External Fields as Intrinsic Geometry

TL;DR

This paper explores how external fields can be integrated into the intrinsic geometry of space-time, including noncommutative geometries, and discusses their relation to bosonic field theories and gauge theories.

Contribution

It introduces a framework for absorbing external fields into noncommutative geometry, extending previous work on re-expressing bosonic theories as gauge theories in noncommutative spaces.

Findings

External fields can be incorporated into noncommutative geometry.

Some bosonic theories can be reformulated as abelian gauge theories in noncommutative spaces.

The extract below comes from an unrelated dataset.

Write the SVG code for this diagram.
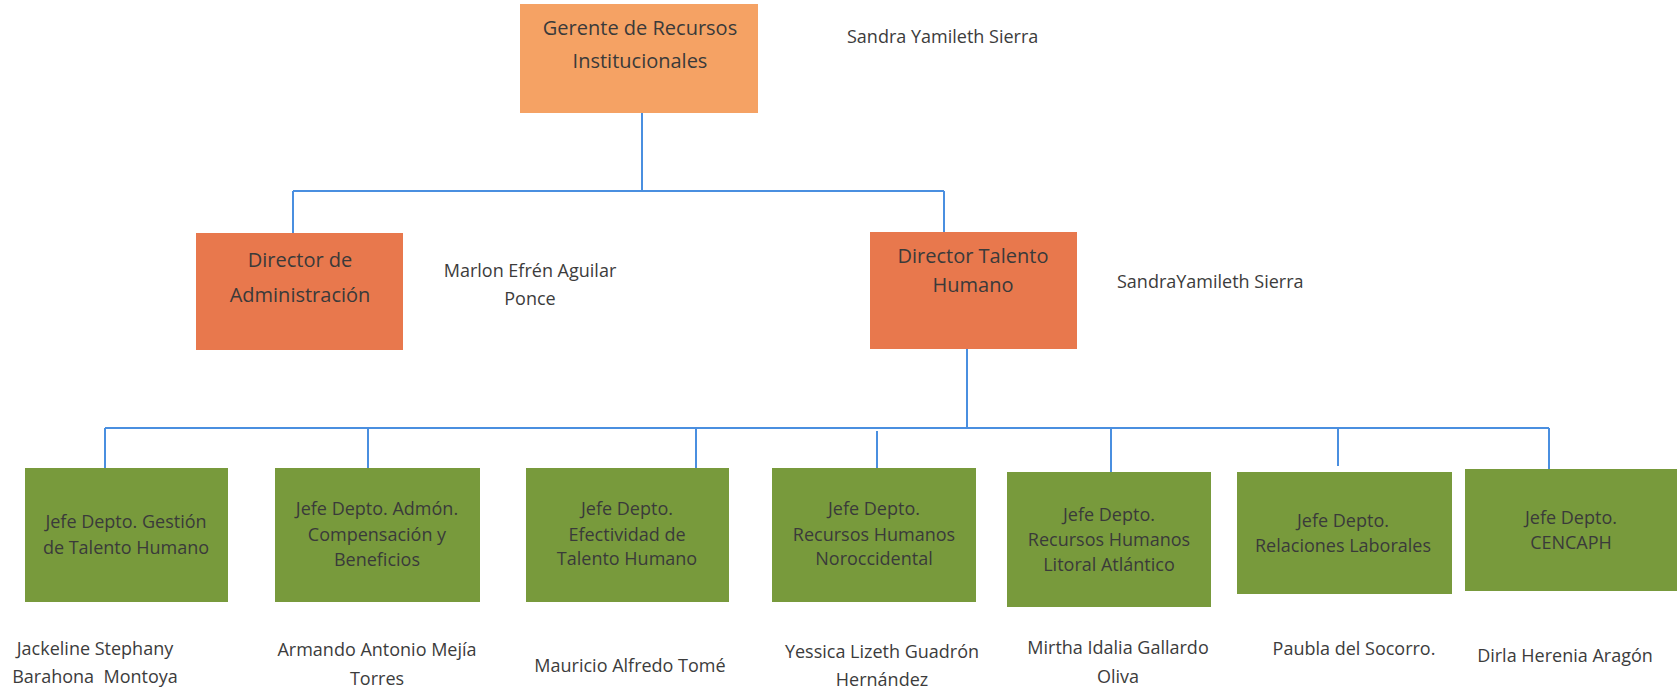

Noncommutative structure contains extra modes governed by a single abelian action.

Abstract

There is an interesting dichotomy between a space-time metric considered as external field in a flat background and the same considered as an intrinsic part of the geometry of space-time. We shall describe and compare two other external fields which can be absorbed into an appropriate redefinition of the geometry, this time a noncommutative one. We shall also recall some previous incidences of the same phenomena involving bosonic field theories. It is known that some such theories on the commutative geometry of space-time can be re-expressed as abelian-gauge theory in an appropriate noncommutative geometry. The noncommutative structure can be considered as containing extra modes all of whose dynamics are given by the one abelian action.